### [What to work on]
Keep only the lines from the top of the listing through the one with "worse_db = [29.0, 39.9, 43.7, 46.6, 47.9, 47.9, 47.9]", and reproduce them unaltered.

### [Data excerpt]
┏━━
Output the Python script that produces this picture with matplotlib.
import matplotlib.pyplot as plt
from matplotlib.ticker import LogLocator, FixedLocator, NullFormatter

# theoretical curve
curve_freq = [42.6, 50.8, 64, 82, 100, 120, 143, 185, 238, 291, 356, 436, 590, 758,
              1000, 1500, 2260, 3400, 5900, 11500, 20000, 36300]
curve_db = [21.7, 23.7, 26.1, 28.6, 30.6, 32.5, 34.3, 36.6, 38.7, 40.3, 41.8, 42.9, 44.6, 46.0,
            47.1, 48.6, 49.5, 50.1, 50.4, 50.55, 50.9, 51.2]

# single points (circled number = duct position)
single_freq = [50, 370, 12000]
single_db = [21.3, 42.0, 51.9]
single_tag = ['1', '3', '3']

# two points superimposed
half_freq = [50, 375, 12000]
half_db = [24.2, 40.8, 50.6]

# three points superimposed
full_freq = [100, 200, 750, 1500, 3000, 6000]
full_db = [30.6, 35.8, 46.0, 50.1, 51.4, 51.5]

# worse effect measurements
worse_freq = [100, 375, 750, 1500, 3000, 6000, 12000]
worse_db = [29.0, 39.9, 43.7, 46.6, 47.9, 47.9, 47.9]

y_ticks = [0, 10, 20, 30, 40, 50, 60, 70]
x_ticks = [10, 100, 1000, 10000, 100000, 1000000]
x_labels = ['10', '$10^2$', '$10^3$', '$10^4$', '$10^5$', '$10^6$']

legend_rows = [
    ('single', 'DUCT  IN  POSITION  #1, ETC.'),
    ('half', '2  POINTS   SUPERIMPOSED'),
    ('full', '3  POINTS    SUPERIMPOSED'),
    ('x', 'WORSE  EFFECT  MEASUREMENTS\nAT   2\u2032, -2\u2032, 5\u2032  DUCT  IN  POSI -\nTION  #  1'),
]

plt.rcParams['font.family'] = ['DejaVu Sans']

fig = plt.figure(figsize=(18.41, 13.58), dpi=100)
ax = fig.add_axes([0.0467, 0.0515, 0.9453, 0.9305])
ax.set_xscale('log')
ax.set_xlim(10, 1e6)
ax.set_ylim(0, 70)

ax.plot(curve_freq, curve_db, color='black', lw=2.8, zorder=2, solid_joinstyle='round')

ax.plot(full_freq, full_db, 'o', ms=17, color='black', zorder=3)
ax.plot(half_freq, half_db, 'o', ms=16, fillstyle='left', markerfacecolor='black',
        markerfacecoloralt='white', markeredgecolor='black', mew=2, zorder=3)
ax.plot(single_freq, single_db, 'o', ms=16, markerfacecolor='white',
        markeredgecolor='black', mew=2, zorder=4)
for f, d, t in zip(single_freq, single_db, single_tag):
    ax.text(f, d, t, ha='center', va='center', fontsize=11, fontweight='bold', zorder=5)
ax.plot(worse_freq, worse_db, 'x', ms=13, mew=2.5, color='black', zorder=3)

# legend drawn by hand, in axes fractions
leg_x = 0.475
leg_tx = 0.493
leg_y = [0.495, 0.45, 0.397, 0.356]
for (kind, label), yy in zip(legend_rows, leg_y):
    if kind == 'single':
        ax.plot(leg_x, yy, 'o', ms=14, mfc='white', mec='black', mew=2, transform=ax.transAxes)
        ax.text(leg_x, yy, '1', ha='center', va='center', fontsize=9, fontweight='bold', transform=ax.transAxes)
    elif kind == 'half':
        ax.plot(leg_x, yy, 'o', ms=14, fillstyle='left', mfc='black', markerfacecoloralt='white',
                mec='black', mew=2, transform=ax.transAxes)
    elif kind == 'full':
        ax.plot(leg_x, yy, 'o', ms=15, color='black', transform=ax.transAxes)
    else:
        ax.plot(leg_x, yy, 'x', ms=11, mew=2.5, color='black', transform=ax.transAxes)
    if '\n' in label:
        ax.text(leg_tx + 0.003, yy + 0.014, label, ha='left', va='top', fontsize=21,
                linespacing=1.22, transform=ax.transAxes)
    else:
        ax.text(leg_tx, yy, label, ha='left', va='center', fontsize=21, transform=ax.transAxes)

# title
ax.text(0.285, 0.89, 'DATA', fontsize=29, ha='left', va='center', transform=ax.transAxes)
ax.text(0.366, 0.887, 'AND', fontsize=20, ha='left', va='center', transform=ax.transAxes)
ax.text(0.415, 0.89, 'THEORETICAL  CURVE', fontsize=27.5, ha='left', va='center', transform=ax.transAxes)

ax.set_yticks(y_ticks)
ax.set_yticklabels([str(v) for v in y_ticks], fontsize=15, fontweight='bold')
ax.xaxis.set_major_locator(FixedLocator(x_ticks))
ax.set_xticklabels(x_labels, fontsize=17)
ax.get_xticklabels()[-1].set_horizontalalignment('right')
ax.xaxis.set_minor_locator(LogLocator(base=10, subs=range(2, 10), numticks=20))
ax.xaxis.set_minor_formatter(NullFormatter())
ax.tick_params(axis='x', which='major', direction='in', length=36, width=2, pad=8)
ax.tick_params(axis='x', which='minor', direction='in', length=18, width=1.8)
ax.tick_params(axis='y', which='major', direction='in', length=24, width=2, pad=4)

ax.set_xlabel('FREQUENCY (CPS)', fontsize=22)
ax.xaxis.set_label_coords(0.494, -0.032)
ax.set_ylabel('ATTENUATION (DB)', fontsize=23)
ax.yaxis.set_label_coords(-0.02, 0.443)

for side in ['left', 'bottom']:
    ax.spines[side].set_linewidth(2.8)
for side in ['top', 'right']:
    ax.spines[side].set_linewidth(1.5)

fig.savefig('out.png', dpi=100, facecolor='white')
┗━━
### [Problem solution]
Output the Python script that produces this picture with matplotlib.
import matplotlib.pyplot as plt
from matplotlib.ticker import LogLocator, FixedLocator, NullFormatter

# theoretical curve
curve_freq = [42.6, 50.8, 64, 82, 100, 120, 143, 185, 238, 291, 356, 436, 590, 758,
              1000, 1500, 2260, 3400, 5900, 11500, 20000, 36300]
curve_db = [21.7, 23.7, 26.1, 28.6, 30.6, 32.5, 34.3, 36.6, 38.7, 40.3, 41.8, 42.9, 44.6, 46.0,
            47.1, 48.6, 49.5, 50.1, 50.4, 50.55, 50.9, 51.2]

# single points (circled number = duct position)
single_freq = [50, 370, 12000]
single_db = [21.3, 42.0, 51.9]
single_tag = ['1', '3', '3']

# two points superimposed
half_freq = [50, 375, 12000]
half_db = [24.2, 40.8, 50.6]

# three points superimposed
full_freq = [100, 200, 750, 1500, 3000, 6000]
full_db = [30.6, 35.8, 46.0, 50.1, 51.4, 51.5]

# worse effect measurements
worse_freq = [100, 375, 750, 1500, 3000, 6000, 12000]
worse_db = [29.0, 39.9, 43.7, 46.6, 47.9, 47.9, 47.9]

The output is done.